Fig. 1: Inversion results.
From: Geophysical evidence for an enriched molten silicate layer above Mars’s core
Thermochemical evolution and present-day structure of Mars. One model among the best 50 is displayed for each inversion set. a–f, Without a BML (homogeneous mantle), with η0 = 6 × 1021 Pa s, E* = 300 kJ mol−1, V* = 3.8 cm3 mol−1. g–l, With a BML (heterogeneous mantle), with η0 = 5 × 1020 Pa s, E* = 110 kJ mol−1, V* = 4.4 cm3 mol−1. a,g, Evolution of crustal and lithospheric thicknesses (including the uppermost mantle thermal boundary layer (TBL)). b,h, Evolution of uppermost convective mantle (Tm) and core (Tc) temperatures. c,i, Present-day temperature profiles and mantle melting curves from ref. 48 accounting for the influence of iron in the BML3. d,j, Density profiles. e,k, Shear and compressional wave speed profiles. f,l, Raypaths for waves reflected at (blue) or diffracted along (red) deep mantle interfaces. Additional raypaths for other phases considered for the inversion are shown in grey. m,n, Close-up views of the region delineated in the vicinity of the BML in l, showing the P- and S-wave velocity structure (m) and raypath (n) of the P-diffracted wave reflected at the CMB (PbdiffPcP).

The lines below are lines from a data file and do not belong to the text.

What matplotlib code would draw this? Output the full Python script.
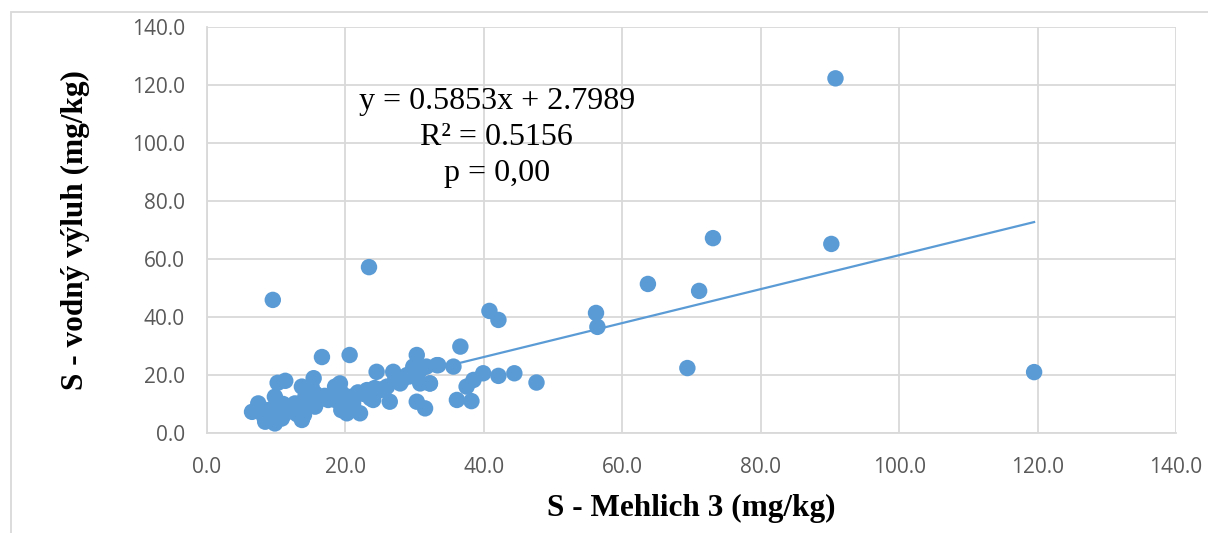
import matplotlib
matplotlib.use("Agg")
import matplotlib.pyplot as plt
from matplotlib.patches import Rectangle
import numpy as np

# S - Mehlich 3 (x) vs S - water extract (y), mg/kg
mehlich3 = [
    90.8, 73.1, 90.2, 63.7, 71.1, 56.2, 56.4, 69.4, 119.5,
    9.5, 23.4, 40.8, 42.1, 36.6, 16.6, 20.6,
    47.6, 44.4, 42.1, 39.9, 38.5, 37.5, 36.1, 38.2, 33.4, 35.6, 32.2,
    30.3, 29.8, 30.8, 31.7, 30.8, 32.2, 30.3, 31.5, 33.2,
    28.9, 27.9, 26.0, 25.0, 26.9, 26.4, 24.5, 24.0, 23.1, 22.1, 21.1, 21.1, 20.2,
    19.2, 19.2, 18.3, 19.4, 18.5, 18.5, 17.5,
    10.2, 11.3, 15.4, 13.7, 9.8, 7.4, 6.5, 8.4, 9.8, 13.7, 11.3,
    15.6, 15.6, 12.7, 14.2, 15.1, 8.9, 10.3, 7.8, 9.2, 12.0, 13.0,
    14.6, 16.8, 22.6, 24.2, 27.2, 29.2, 19.8, 21.8, 23.6, 25.6, 28.1,
    11.0, 12.4, 8.2, 10.8, 14.0, 17.0,
]
vodny_vyluh = [
    122.3, 67.2, 65.2, 51.4, 49.0, 41.4, 36.6, 22.4, 21.0,
    45.9, 57.2, 42.1, 39.0, 29.8, 26.2, 26.9,
    17.4, 20.6, 19.7, 20.6, 18.3, 16.0, 11.4, 11.0, 23.4, 22.9, 17.1,
    26.9, 22.9, 21.7, 22.9, 17.1, 17.1, 10.8, 8.5, 23.4,
    20.0, 17.1, 16.0, 14.8, 21.1, 10.8, 21.1, 11.4, 14.8, 6.8, 10.2, 12.5, 6.8,
    17.1, 14.8, 12.5, 7.9, 16.0, 11.4, 11.4,
    17.3, 18.0, 18.9, 16.0, 12.5, 10.2, 7.3, 3.9, 3.3, 4.5, 6.8,
    13.7, 9.1, 10.2, 12.5, 16.0, 7.9, 9.1, 8.5, 6.0, 8.0, 6.5,
    10.5, 12.0, 13.5, 15.5, 18.5, 19.5, 13.0, 14.0, 12.0, 15.0, 18.0,
    10.0, 8.8, 5.8, 5.0, 6.2, 12.8,
]

# trendline shown in the chart
slope = 0.5853
intercept = 2.7989
r2 = 0.5156

ticks = [0, 20, 40, 60, 80, 100, 120, 140]
blue = "#5B9BD5"
grid = "#D9D9D9"
tick_col = "#595959"

fig = plt.figure(figsize=(12.08, 5.33), dpi=100)
ax = fig.add_axes([0.1714, 0.1876, 0.8021, 0.7617])

x = np.array(mehlich3)
y = np.array(vodny_vyluh)
ax.scatter(x, y, s=140, color=blue, edgecolors="none", zorder=3)

xs = np.array([x.min(), x.max()])
ax.plot(xs, slope * xs + intercept, color=blue, lw=1.6, zorder=2)

ax.set_xlim(0, 140)
ax.set_ylim(0, 140)
ax.set_xticks(ticks)
ax.set_yticks(ticks)
ax.set_xticklabels([f"{t:.1f}" for t in ticks])
ax.set_yticklabels([f"{t:.1f}" for t in ticks])
ax.tick_params(length=0, colors=tick_col, labelsize=15)
ax.tick_params(axis="x", pad=17)
ax.tick_params(axis="y", pad=16)
for lab in ax.get_xticklabels() + ax.get_yticklabels():
    lab.set_family("Open Sans")
ax.grid(True, color=grid, lw=1.3, zorder=0)
ax.set_axisbelow(True)
for s in ["top", "right"]:
    ax.spines[s].set_visible(False)
for s in ["left", "bottom"]:
    ax.spines[s].set_color(grid)
    ax.spines[s].set_linewidth(1.3)

ax.set_xlabel("S - Mehlich 3 (mg/kg)", family="Liberation Serif",
              fontweight="bold", fontsize=22.5, labelpad=12)
ax.set_ylabel("S - vodný výluh (mg/kg)", family="Liberation Serif",
              fontweight="bold", fontsize=22.5, labelpad=30)

ax.text(0.299, 0.728, f"y = {slope}x + {intercept}\nR² = {r2}\np = 0,00",
        transform=ax.transAxes, ha="center", va="center",
        family="Liberation Serif", fontsize=23, linespacing=1.3)

fig.patches.append(Rectangle((11 / 1208, -0.1), 1.2, 1 - 12 / 533 + 0.1,
                             transform=fig.transFigure, fill=False,
                             edgecolor=grid, lw=1.3))

fig.savefig("out.png", dpi=100)
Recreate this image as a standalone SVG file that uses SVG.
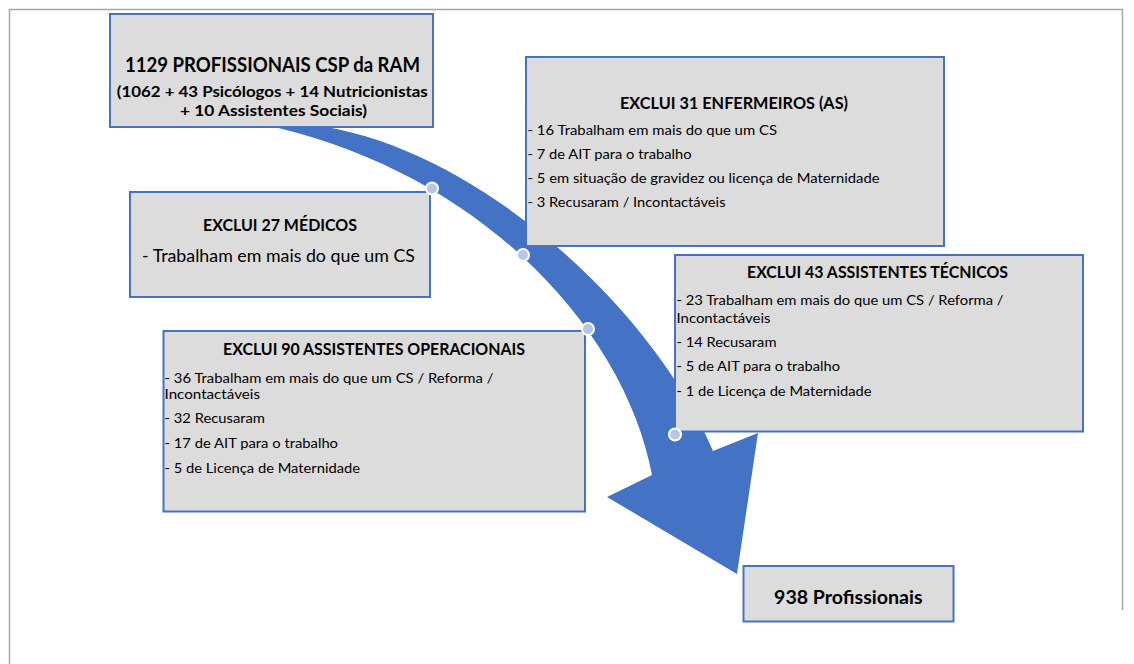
<svg xmlns="http://www.w3.org/2000/svg" width="1134" height="664" viewBox="0 0 1134 664">
<style>
.box{fill:#dcdcdc;stroke:#4472c4;stroke-width:2}
.t{font-family:Lato,"Open Sans","Liberation Sans",sans-serif;fill:#000}
.b{font-weight:bold}
.c{text-anchor:middle}
.body{font-size:13.2px}
.ttl{font-size:16.3px;font-weight:bold;text-anchor:middle}
.dot{fill:#b4c7e7;stroke:#ffffff;stroke-width:2}
</style>
<rect width="1134" height="664" fill="#ffffff"/>
<path d="M9.5 664 V9.5 H1122.5 V610" fill="none" stroke="#a6a6a6" stroke-width="1.5"/>
<g id="connectors">
<path d="M261 124 C480 170 625 330 652 475 L607 497 L737 574 L758 433 L713 451 C650 300 460 135 300 124 Z" fill="#4472c4"/>
</g>
<g id="node-start">
<rect class="box" x="110" y="14" width="323" height="113"/>
<text class="t b c" x="272.5" y="71.7" font-size="21" textLength="295" lengthAdjust="spacingAndGlyphs">1129 PROFISSIONAIS CSP da RAM</text>
<text class="t b c" x="272.3" y="97.3" font-size="14.3" textLength="311" lengthAdjust="spacingAndGlyphs">(1062 + 43 Psicólogos + 14 Nutricionistas</text>
<text class="t b c" x="273.5" y="116" font-size="14.3" textLength="187" lengthAdjust="spacingAndGlyphs">+ 10 Assistentes Sociais)</text>
</g>
<g id="node-enfermeiros">
<rect class="box" x="526" y="57" width="418" height="189"/>
<text class="t ttl" x="734" y="109.3" textLength="228" lengthAdjust="spacingAndGlyphs">EXCLUI 31 ENFERMEIROS (AS)</text>
<text class="t body" x="527.5" y="135" textLength="249.5" lengthAdjust="spacingAndGlyphs">- 16 Trabalham em mais do que um CS</text>
<text class="t body" x="527.5" y="159" textLength="164" lengthAdjust="spacingAndGlyphs">- 7 de AIT para o trabalho</text>
<text class="t body" x="527.5" y="183.3" textLength="352" lengthAdjust="spacingAndGlyphs">- 5 em situação de gravidez ou licença de Maternidade</text>
<text class="t body" x="527.5" y="207.3" textLength="198" lengthAdjust="spacingAndGlyphs">- 3 Recusaram / Incontactáveis</text>
</g>
<g id="node-medicos">
<rect class="box" x="130" y="192" width="300" height="105"/>
<text class="t ttl" x="280" y="230.7" textLength="154" lengthAdjust="spacingAndGlyphs">EXCLUI 27 MÉDICOS</text>
<text class="t c" x="278.5" y="261.7" font-size="16.3" textLength="273" lengthAdjust="spacingAndGlyphs">- Trabalham em mais do que um CS</text>
</g>
<g id="node-operacionais">
<rect class="box" x="163.5" y="331" width="421.5" height="180.5"/>
<text class="t ttl" x="374" y="355" textLength="302" lengthAdjust="spacingAndGlyphs">EXCLUI 90 ASSISTENTES OPERACIONAIS</text>
<text class="t body" x="164.5" y="383.3" textLength="329" lengthAdjust="spacingAndGlyphs">- 36 Trabalham em mais do que um CS / Reforma /</text>
<text class="t body" x="164.5" y="399" textLength="95.5" lengthAdjust="spacingAndGlyphs">Incontactáveis</text>
<text class="t body" x="164.5" y="423.3" textLength="100.5" lengthAdjust="spacingAndGlyphs">- 32 Recusaram</text>
<text class="t body" x="164.5" y="448.3" textLength="173.5" lengthAdjust="spacingAndGlyphs">- 17 de AIT para o trabalho</text>
<text class="t body" x="164.5" y="472.7" textLength="195.5" lengthAdjust="spacingAndGlyphs">- 5 de Licença de Maternidade</text>
</g>
<g id="node-tecnicos">
<rect class="box" x="675" y="255" width="408" height="176.5"/>
<text class="t ttl" x="877.5" y="278.3" textLength="261" lengthAdjust="spacingAndGlyphs">EXCLUI 43 ASSISTENTES TÉCNICOS</text>
<text class="t body" x="676.5" y="305" textLength="327" lengthAdjust="spacingAndGlyphs">- 23 Trabalham em mais do que um CS / Reforma /</text>
<text class="t body" x="676.5" y="322.7" textLength="94" lengthAdjust="spacingAndGlyphs">Incontactáveis</text>
<text class="t body" x="676.5" y="346.7" textLength="100" lengthAdjust="spacingAndGlyphs">- 14 Recusaram</text>
<text class="t body" x="676.5" y="370.7" textLength="163.5" lengthAdjust="spacingAndGlyphs">- 5 de AIT para o trabalho</text>
<text class="t body" x="676.5" y="395.7" textLength="195" lengthAdjust="spacingAndGlyphs">- 1 de Licença de Maternidade</text>
</g>
<g id="node-final">
<rect class="box" x="743.5" y="566" width="210" height="55.5"/>
<text class="t b c" x="848.3" y="604" font-size="18.6" textLength="148.5" lengthAdjust="spacingAndGlyphs">938 Profissionais</text>
</g>
<g id="markers">
<circle class="dot" cx="432" cy="188.5" r="6"/>
<circle class="dot" cx="523" cy="255" r="6"/>
<circle class="dot" cx="588" cy="329" r="6"/>
<circle class="dot" cx="675" cy="434.5" r="6"/>
</g>
</svg>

In the homogeneous mantle, S-wave reflection occurs at the CMB, while in the heterogeneous mantle, it occurs above the CMB where velocity decreases abruptly due to the transition from a partially molten to a fully/essentially molten state in the BML (dotted curves). In the heterogeneous mantle, the P-diffracted phase (PbdiffPcP) travels in a molten silicate mantle with slower wave speeds compared with those in a solid mantle, significantly delaying its travel time. The PbdiffPcP phase results from multiple rays diffracted at the top of the fully molten BML before and/or after core reflection, which contribute to this seismic phase. The path displayed corresponds to one of these contributions, which is the reason why it is not symmetric. However, because the seismic model is spherically symmetric, the sum of the contributions will result in a symmetric path (Supplementary Fig. 4).